Dall’alto della torre si possono osservare le masserie confinanti… guardando verso l’interno…
…e verso il mare…
Il comignolo osserva l’avanzare del progresso, che stringe in una morsa inesorabile questi che furono a loro volta gli avamposti del progresso della città nelle campagne, tanti anni fa…
…la perfezione delle loro volte è ancora oggi ammirevole…
…anche se sotto di esse, non si ciba più nessuno, né uomini né animali…

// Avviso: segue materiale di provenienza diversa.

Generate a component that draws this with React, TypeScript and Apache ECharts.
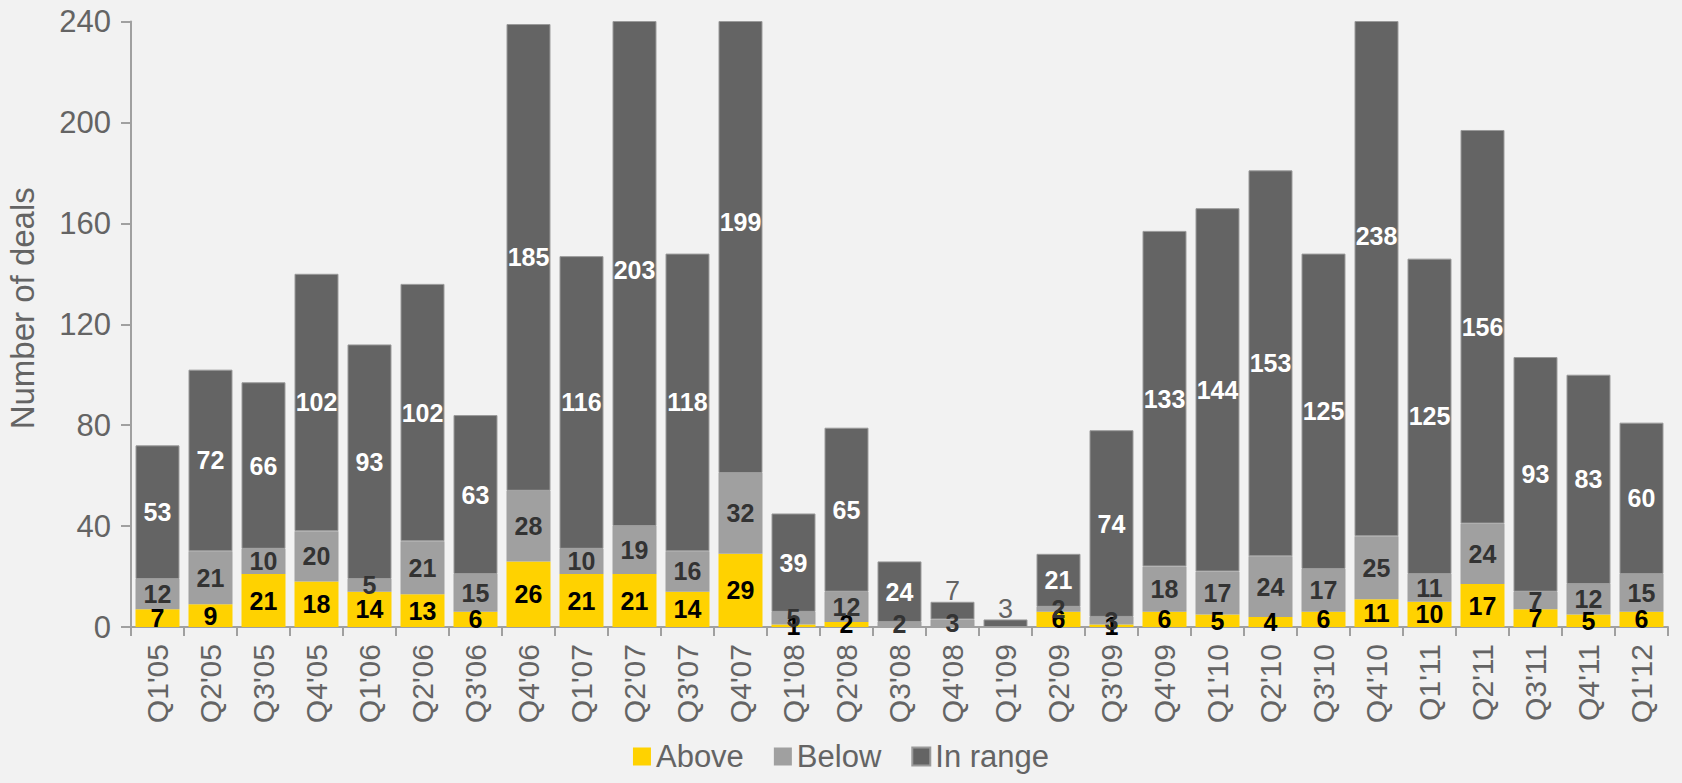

…nel ‘700 la masseria era riportata fra i beni di Ignazio Penzini dei baroni Tramacere: probabilmente questo stemma sopravvissuto era il suo, si trova proprio sulla facciata principale.
Lasciando la masseria si percorre una strada lastricata, ancora in buono stato di conservazione…
…probabilmente è proprio quella originale!
La percorro interamente. A tratti è in ottimo stato…
In questo tratto si vede come il margine sia stato scavato nel banco roccioso affiorante. Il centro conserva i segni delle ruote dei carri.
Laddove il fondo non era di roccia fu lastricato sapientemente.
A destra e a sinistra della strada, muri a secco e pagghiare si seguono armoniosamente…
…qualcuna anche particolare…
Nel silenzio del deserto circostante incontro un contadino, che mi dice che sono arrivato a Masseria Tracasci… questa proprio non la conoscevo!
Quel che si vede dalla via è un ambiente un pò diverso dal solito…
…parrebbe quasi un riparo per i viandanti… ma non sono riuscito ancora a trovare alcuna notizia su questa masseria…
…nella sua vasta corte interna c’è un altro caseggiato, in fondo… ed una strada carraia che arriva sin qui…
…e non poteva sfuggirmi, con le sue pietre vecchie e odorose di umido, la discesa per un frantoio ipogeo!…
Interamente scavato nella roccia, la sua volta è ancora in ottimo stato e non teme cedimenti. Però l’ambiente versa in un totale stato di abbandono…
E’ molto grande. Ogni volta mi sorprendo a pensare alla maestria di quei mastri-scavatori che ricavavano ambienti così spaziosi, sotto la viva roccia sospesa sopra!
Ci sono ancora due macine, una più piccola, coperta dalla terra…
…sulle pareti, i classici segni delle croci, che i frantoiani lasciavano ovunque.
Le vasche di raccolta dell’olio sono andate in frantumi…
…però, in tanto degrado, si vede ancora la perfezione della loro opera di scavo, in ogni dettaglio, dalle vasche agli stipi di porte e finestrelle…
Un altro affresco del mio piccolo Salento di una volta, che ancora non vuole morire.